▶ TASK DIRECTIONS
Without the images, write out all of the following entries exactly.
* START EXERCISE MATERIAL *
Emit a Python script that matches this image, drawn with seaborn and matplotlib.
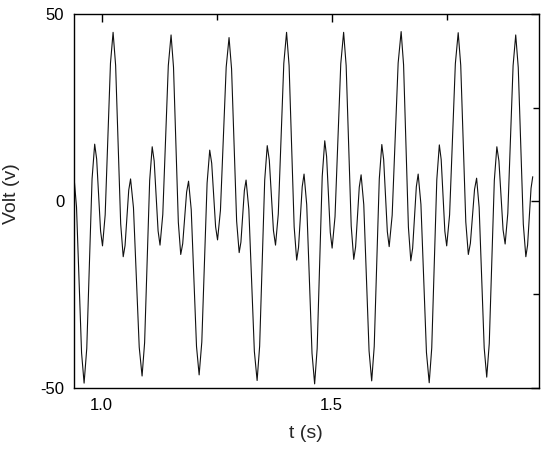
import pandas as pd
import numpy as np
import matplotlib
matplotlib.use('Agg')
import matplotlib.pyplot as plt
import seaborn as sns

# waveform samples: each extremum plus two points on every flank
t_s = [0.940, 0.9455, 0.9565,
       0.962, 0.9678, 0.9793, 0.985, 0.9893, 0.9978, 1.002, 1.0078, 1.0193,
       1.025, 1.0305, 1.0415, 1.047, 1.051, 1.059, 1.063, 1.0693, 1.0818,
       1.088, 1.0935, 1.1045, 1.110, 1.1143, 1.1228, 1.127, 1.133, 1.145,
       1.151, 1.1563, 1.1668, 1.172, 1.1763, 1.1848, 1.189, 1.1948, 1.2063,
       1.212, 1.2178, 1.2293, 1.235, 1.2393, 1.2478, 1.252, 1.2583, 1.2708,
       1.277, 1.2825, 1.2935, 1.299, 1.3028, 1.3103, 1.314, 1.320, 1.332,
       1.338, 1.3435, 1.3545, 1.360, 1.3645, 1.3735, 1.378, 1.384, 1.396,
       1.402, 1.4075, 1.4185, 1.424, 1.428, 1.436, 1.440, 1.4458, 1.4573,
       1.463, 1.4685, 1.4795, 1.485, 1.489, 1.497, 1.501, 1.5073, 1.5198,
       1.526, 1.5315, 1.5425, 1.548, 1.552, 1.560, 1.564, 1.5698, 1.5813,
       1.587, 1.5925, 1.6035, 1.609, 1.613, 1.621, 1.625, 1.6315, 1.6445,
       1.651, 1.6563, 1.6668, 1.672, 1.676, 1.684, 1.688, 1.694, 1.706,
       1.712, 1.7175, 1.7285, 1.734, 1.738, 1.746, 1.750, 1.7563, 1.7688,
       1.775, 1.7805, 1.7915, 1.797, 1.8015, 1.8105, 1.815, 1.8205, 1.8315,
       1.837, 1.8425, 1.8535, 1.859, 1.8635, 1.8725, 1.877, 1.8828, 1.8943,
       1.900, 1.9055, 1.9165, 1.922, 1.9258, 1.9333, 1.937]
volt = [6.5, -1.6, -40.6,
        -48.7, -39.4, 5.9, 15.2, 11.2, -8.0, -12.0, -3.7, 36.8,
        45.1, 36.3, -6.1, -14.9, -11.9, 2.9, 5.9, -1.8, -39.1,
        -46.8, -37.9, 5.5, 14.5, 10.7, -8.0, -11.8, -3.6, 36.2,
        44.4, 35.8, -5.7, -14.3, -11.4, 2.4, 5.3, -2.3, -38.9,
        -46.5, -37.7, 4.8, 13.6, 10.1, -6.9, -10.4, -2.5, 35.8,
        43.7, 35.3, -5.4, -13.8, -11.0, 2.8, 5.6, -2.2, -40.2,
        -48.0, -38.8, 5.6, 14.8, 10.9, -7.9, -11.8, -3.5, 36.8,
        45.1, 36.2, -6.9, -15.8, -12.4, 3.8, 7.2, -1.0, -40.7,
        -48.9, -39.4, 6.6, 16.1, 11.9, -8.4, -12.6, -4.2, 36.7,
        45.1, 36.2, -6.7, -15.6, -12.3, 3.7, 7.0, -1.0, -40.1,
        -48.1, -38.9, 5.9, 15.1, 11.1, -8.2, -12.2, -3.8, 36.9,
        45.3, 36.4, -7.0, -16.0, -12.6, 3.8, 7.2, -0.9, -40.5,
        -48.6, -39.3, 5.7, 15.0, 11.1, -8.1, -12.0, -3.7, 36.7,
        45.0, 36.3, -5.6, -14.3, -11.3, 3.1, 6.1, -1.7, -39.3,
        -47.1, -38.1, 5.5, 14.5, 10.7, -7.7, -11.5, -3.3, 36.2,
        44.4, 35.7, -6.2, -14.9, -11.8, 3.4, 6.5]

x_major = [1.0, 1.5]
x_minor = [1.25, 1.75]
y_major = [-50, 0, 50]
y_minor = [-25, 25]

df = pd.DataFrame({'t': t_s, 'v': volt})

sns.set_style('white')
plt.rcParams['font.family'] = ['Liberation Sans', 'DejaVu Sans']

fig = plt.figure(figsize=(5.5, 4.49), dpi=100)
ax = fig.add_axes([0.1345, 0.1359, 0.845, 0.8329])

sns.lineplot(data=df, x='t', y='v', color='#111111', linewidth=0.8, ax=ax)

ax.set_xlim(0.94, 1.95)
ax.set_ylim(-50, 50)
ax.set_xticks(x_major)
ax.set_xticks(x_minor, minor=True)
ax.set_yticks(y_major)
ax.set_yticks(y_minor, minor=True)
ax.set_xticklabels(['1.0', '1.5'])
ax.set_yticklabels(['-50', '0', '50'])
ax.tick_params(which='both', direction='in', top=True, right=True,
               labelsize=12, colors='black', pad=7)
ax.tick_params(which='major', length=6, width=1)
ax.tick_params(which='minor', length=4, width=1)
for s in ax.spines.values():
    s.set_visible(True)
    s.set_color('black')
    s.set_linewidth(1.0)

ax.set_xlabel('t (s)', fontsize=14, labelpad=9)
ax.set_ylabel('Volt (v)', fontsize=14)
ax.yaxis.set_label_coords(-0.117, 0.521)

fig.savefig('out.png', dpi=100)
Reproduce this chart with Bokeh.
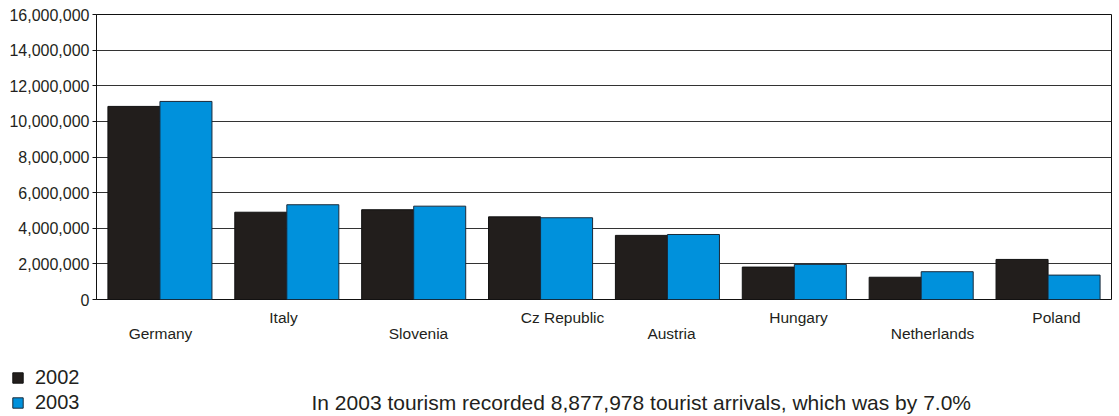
* END EXERCISE MATERIAL *
▶ SOLUTION TO THE EXERCISE
Emit a Python script that matches this image, drawn with seaborn and matplotlib.
import pandas as pd
import numpy as np
import matplotlib
matplotlib.use('Agg')
import matplotlib.pyplot as plt
import seaborn as sns

# waveform samples: each extremum plus two points on every flank
t_s = [0.940, 0.9455, 0.9565,
       0.962, 0.9678, 0.9793, 0.985, 0.9893, 0.9978, 1.002, 1.0078, 1.0193,
       1.025, 1.0305, 1.0415, 1.047, 1.051, 1.059, 1.063, 1.0693, 1.0818,
       1.088, 1.0935, 1.1045, 1.110, 1.1143, 1.1228, 1.127, 1.133, 1.145,
       1.151, 1.1563, 1.1668, 1.172, 1.1763, 1.1848, 1.189, 1.1948, 1.2063,
       1.212, 1.2178, 1.2293, 1.235, 1.2393, 1.2478, 1.252, 1.2583, 1.2708,
       1.277, 1.2825, 1.2935, 1.299, 1.3028, 1.3103, 1.314, 1.320, 1.332,
       1.338, 1.3435, 1.3545, 1.360, 1.3645, 1.3735, 1.378, 1.384, 1.396,
       1.402, 1.4075, 1.4185, 1.424, 1.428, 1.436, 1.440, 1.4458, 1.4573,
       1.463, 1.4685, 1.4795, 1.485, 1.489, 1.497, 1.501, 1.5073, 1.5198,
       1.526, 1.5315, 1.5425, 1.548, 1.552, 1.560, 1.564, 1.5698, 1.5813,
       1.587, 1.5925, 1.6035, 1.609, 1.613, 1.621, 1.625, 1.6315, 1.6445,
       1.651, 1.6563, 1.6668, 1.672, 1.676, 1.684, 1.688, 1.694, 1.706,
       1.712, 1.7175, 1.7285, 1.734, 1.738, 1.746, 1.750, 1.7563, 1.7688,
       1.775, 1.7805, 1.7915, 1.797, 1.8015, 1.8105, 1.815, 1.8205, 1.8315,
       1.837, 1.8425, 1.8535, 1.859, 1.8635, 1.8725, 1.877, 1.8828, 1.8943,
       1.900, 1.9055, 1.9165, 1.922, 1.9258, 1.9333, 1.937]
volt = [6.5, -1.6, -40.6,
        -48.7, -39.4, 5.9, 15.2, 11.2, -8.0, -12.0, -3.7, 36.8,
        45.1, 36.3, -6.1, -14.9, -11.9, 2.9, 5.9, -1.8, -39.1,
        -46.8, -37.9, 5.5, 14.5, 10.7, -8.0, -11.8, -3.6, 36.2,
        44.4, 35.8, -5.7, -14.3, -11.4, 2.4, 5.3, -2.3, -38.9,
        -46.5, -37.7, 4.8, 13.6, 10.1, -6.9, -10.4, -2.5, 35.8,
        43.7, 35.3, -5.4, -13.8, -11.0, 2.8, 5.6, -2.2, -40.2,
        -48.0, -38.8, 5.6, 14.8, 10.9, -7.9, -11.8, -3.5, 36.8,
        45.1, 36.2, -6.9, -15.8, -12.4, 3.8, 7.2, -1.0, -40.7,
        -48.9, -39.4, 6.6, 16.1, 11.9, -8.4, -12.6, -4.2, 36.7,
        45.1, 36.2, -6.7, -15.6, -12.3, 3.7, 7.0, -1.0, -40.1,
        -48.1, -38.9, 5.9, 15.1, 11.1, -8.2, -12.2, -3.8, 36.9,
        45.3, 36.4, -7.0, -16.0, -12.6, 3.8, 7.2, -0.9, -40.5,
        -48.6, -39.3, 5.7, 15.0, 11.1, -8.1, -12.0, -3.7, 36.7,
        45.0, 36.3, -5.6, -14.3, -11.3, 3.1, 6.1, -1.7, -39.3,
        -47.1, -38.1, 5.5, 14.5, 10.7, -7.7, -11.5, -3.3, 36.2,
        44.4, 35.7, -6.2, -14.9, -11.8, 3.4, 6.5]

x_major = [1.0, 1.5]
x_minor = [1.25, 1.75]
y_major = [-50, 0, 50]
y_minor = [-25, 25]

df = pd.DataFrame({'t': t_s, 'v': volt})

sns.set_style('white')
plt.rcParams['font.family'] = ['Liberation Sans', 'DejaVu Sans']

fig = plt.figure(figsize=(5.5, 4.49), dpi=100)
ax = fig.add_axes([0.1345, 0.1359, 0.845, 0.8329])

sns.lineplot(data=df, x='t', y='v', color='#111111', linewidth=0.8, ax=ax)

ax.set_xlim(0.94, 1.95)
ax.set_ylim(-50, 50)
ax.set_xticks(x_major)
ax.set_xticks(x_minor, minor=True)
ax.set_yticks(y_major)
ax.set_yticks(y_minor, minor=True)
ax.set_xticklabels(['1.0', '1.5'])
ax.set_yticklabels(['-50', '0', '50'])
ax.tick_params(which='both', direction='in', top=True, right=True,
               labelsize=12, colors='black', pad=7)
ax.tick_params(which='major', length=6, width=1)
ax.tick_params(which='minor', length=4, width=1)
for s in ax.spines.values():
    s.set_visible(True)
    s.set_color('black')
    s.set_linewidth(1.0)

ax.set_xlabel('t (s)', fontsize=14, labelpad=9)
ax.set_ylabel('Volt (v)', fontsize=14)
ax.yaxis.set_label_coords(-0.117, 0.521)

fig.savefig('out.png', dpi=100)
Reproduce this chart with Bokeh.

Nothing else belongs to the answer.